Hugh White, Professor of strategic studies at the Australian National University, wrote for the Straits Times on Monday that no one really expects further sanctions to work on Pyongyang’s decision to curb a missile program they’ve already invested in greatly.

“So military action seems the only possible option,” White wrote. “Senior US officials themselves acknowledge that there is no military solution which does not run a very high risk indeed of escalating into a major war on the Korean Peninsula costing hundreds of thousands of lives — or even more if nuclear weapons were used.”

Furthermore, White noted that North Korea is on the verge of becoming the nuclear power Trump promised he would prevent. If he does strike, it will have to be soon and before North Korea has the ability to strike back.

“That is not a remote question. All the evidence points towards the North being perhaps only a matter of months away from its goal. Any US attack on North Korea would obviously be much riskier for Washington once it has ICBMs. So if Mr Trump is going to stop North Korea he would have to act soon — which means striking North Korea hard the next time it conducts a test.”

“If he launches a military strike, he will turn Asia, and the world, upside down,” White added.

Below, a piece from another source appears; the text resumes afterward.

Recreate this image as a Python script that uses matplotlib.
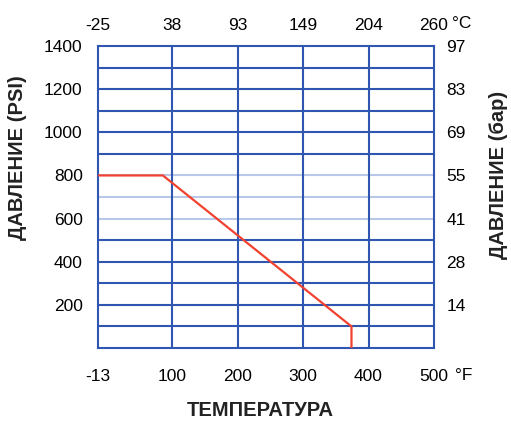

The alternative, White said, is simply living with a nuclear North Korea. However, this presents two different problems: First, a volatile state will be nuclear-capable. Second, it will send a signal that all of Trump’s strong-man rhetoric is simply hot-air.

North Korea’s hatred of the U.S. is not something they’re shy about expressing. If Washington were to strike first, North Korea would love nothing more. It would mean China, and possibly Russia, would come to the aid of their communist little brother. The resulting conflict could be catastrophic, not just for the Korean Peninsula, but for the world.